### Problem
Nothing but the lines from the top of the data to the line holding "import * as" should be printed, word for word and both ends included; leave the pictures out.

### Recorded information
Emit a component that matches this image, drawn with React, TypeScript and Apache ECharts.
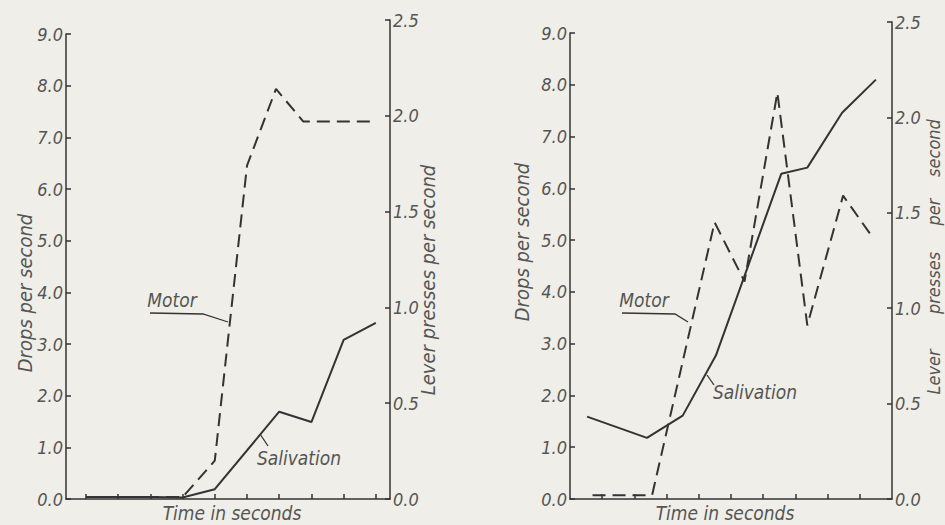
import React, { useEffect, useRef } from "react";
import * as echarts from "echarts";

// ---- Data (x in time-tick units, y in axis units) ----
// Left panel
const salXLeft = [0, 1, 2, 3, 4, 6, 7, 8, 9];
const salYLeft = [0.04, 0.04, 0.04, 0.03, 0.19, 1.69, 1.49, 3.08, 3.41];
const motXLeft = [0, 1, 2, 3, 4, 5, 5.9, 6.75, 9];
const motYLeft = [0.01, 0.01, 0.01, 0.01, 0.2, 1.74, 2.14, 1.97, 1.97];
// Right panel
const salXRight = [0.53, 2.39, 3.5, 4.53, 6.56, 7.37, 8.45, 9.5];
const salYRight = [1.59, 1.18, 1.61, 2.77, 6.28, 6.4, 7.46, 8.1];
const motXRight = [0.7, 2.55, 4.49, 5.42, 6.44, 7.37, 8.48, 9.32];
const motYRight = [0.02, 0.02, 1.45, 1.14, 2.13, 0.91, 1.59, 1.39];

// Tick values
const timeTicksLeft = [0, 1, 2, 3, 4, 5, 6, 7, 8, 9];
const timeTicksRight = [1, 2, 3, 4, 5, 6, 7, 8, 9];
const dropsMax = 9;
const dropsStep = 1;
const leverMax = 2.5;
const leverStep = 0.5;

// Texts
const xTitle = "Time in seconds";
const leftTitle = "Drops per second";
const rightTitle = "Lever presses per second";
const rightTitleWords = ["Lever", "presses", "per", "second"];
const motorLabel = "Motor";
const salivationLabel = "Salivation";

const FONT = '"Liberation Sans Narrow", "DejaVu Sans Condensed", "DejaVu Sans", sans-serif';
const INK = "#333";
const TXT = "#555";
const BG = "#efeee8";

const zip = (xs: number[], ys: number[]) => xs.map((x, i) => [x, ys[i]]);

function yAxisBase(grid: number, pos: "left" | "right", max: number, step: number) {
  return {
    gridIndex: grid,
    type: "value",
    position: pos,
    min: 0,
    max,
    interval: step,
    axisLine: { show: true, onZero: false, lineStyle: { color: INK, width: 1.5 } },
    axisTick: { show: true, inside: true, length: 5, lineStyle: { color: INK, width: 1.5 } },
    axisLabel: {
      show: true,
      margin: 3,
      color: TXT,
      fontSize: 18,
      fontStyle: "italic",
      fontFamily: FONT,
      formatter: (v: number) => v.toFixed(1),
    },
    splitLine: { show: false },
  };
}

function xAxisBase(grid: number, min: number, max: number, ticks: number[] | null) {
  if (!ticks) {
    return { gridIndex: grid, type: "value", min, max, show: false, splitLine: { show: false } };
  }
  return {
    gridIndex: grid,
    type: "value",
    min,
    max,
    axisLine: { show: true, onZero: false, lineStyle: { color: INK, width: 1.5 } },
    axisTick: { show: true, inside: true, length: 5, customValues: ticks, lineStyle: { color: INK, width: 1.5 } },
    axisLabel: { show: false },
    splitLine: { show: false },
  };
}

function txt(x: number, y: number, text: string, size: number, rot = 0) {
  return {
    type: "text",
    x,
    y,
    rotation: rot,
    silent: true,
    style: {
      text,
      fontSize: size,
      fontStyle: "italic",
      fontFamily: FONT,
      fill: TXT,
      align: "center",
      verticalAlign: "middle",
    },
  };
}

function leader(points: number[][]) {
  return {
    type: "polyline",
    silent: true,
    shape: { points },
    style: { stroke: INK, lineWidth: 1.3, fill: null },
  };
}

export default function App() {
  const ref = useRef<HTMLDivElement>(null);
  useEffect(() => {
    if (!ref.current) return;
    const chart = echarts.init(ref.current, undefined, { renderer: "svg" });
    const solid = { color: INK, width: 2 };
    const dashed = { color: INK, width: 2, type: [13, 7] };
    chart.setOption({
      animation: false,
      backgroundColor: BG,
      grid: [
        { left: 66, right: 555, top: 34, bottom: 26 },
        { left: 66, right: 555, top: 20, bottom: 26 },
        { left: 570, right: 53, top: 33, bottom: 26 },
        { left: 570, right: 53, top: 22, bottom: 26 },
      ],
      xAxis: [
        xAxisBase(0, -0.62, 9.44, timeTicksLeft),
        xAxisBase(1, -0.62, 9.44, null),
        xAxisBase(2, 0, 10, timeTicksRight),
        xAxisBase(3, 0, 10, null),
      ],
      yAxis: [
        yAxisBase(0, "left", dropsMax, dropsStep),
        yAxisBase(1, "right", leverMax, leverStep),
        yAxisBase(2, "left", dropsMax, dropsStep),
        yAxisBase(3, "right", leverMax, leverStep),
      ],
      series: [
        { name: "Salivation L", type: "line", xAxisIndex: 0, yAxisIndex: 0, data: zip(salXLeft, salYLeft), symbol: "none", lineStyle: solid },
        { name: "Motor L", type: "line", xAxisIndex: 1, yAxisIndex: 1, data: zip(motXLeft, motYLeft), symbol: "none", lineStyle: dashed },
        { name: "Salivation R", type: "line", xAxisIndex: 2, yAxisIndex: 2, data: zip(salXRight, salYRight), symbol: "none", lineStyle: solid },
        { name: "Motor R", type: "line", xAxisIndex: 3, yAxisIndex: 3, data: zip(motXRight, motYRight), symbol: "none", lineStyle: dashed },
      ],
      graphic: [
        // axis titles, left panel
        txt(232, 513, xTitle, 19),
        txt(25, 293, leftTitle, 20, Math.PI / 2),
        txt(428, 280, rightTitle, 20, Math.PI / 2),
        // axis titles, right panel
        txt(725, 513, xTitle, 19),
        txt(522, 242, leftTitle, 20, Math.PI / 2),
        txt(933, 372, rightTitleWords[0], 18, Math.PI / 2),
        txt(933, 283, rightTitleWords[1], 18, Math.PI / 2),
        txt(933, 212, rightTitleWords[2], 18, Math.PI / 2),
        txt(933, 148, rightTitleWords[3], 18, Math.PI / 2),
        // annotations left
        txt(172, 300, motorLabel, 19),
        leader([[150, 313], [203, 314], [228, 322]]),
        txt(299, 458, salivationLabel, 19),
        leader([[260, 434], [268, 446]]),
        // annotations right
        txt(644, 300, motorLabel, 19),
        leader([[622, 313], [675, 314], [688, 322]]),
        txt(755, 392, salivationLabel, 19),
        leader([[707, 375], [714, 385]]),
      ],
    });
    return () => chart.dispose();
  }, []);
  return (
    <div
      ref={ref}
      style={{ position: "fixed", left: 0, top: 0, width: 945, height: 525, background: BG }}
    />
  );
}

### Exercise solution
Emit a component that matches this image, drawn with React, TypeScript and Apache ECharts.
import React, { useEffect, useRef } from "react";
import * as echarts from "echarts";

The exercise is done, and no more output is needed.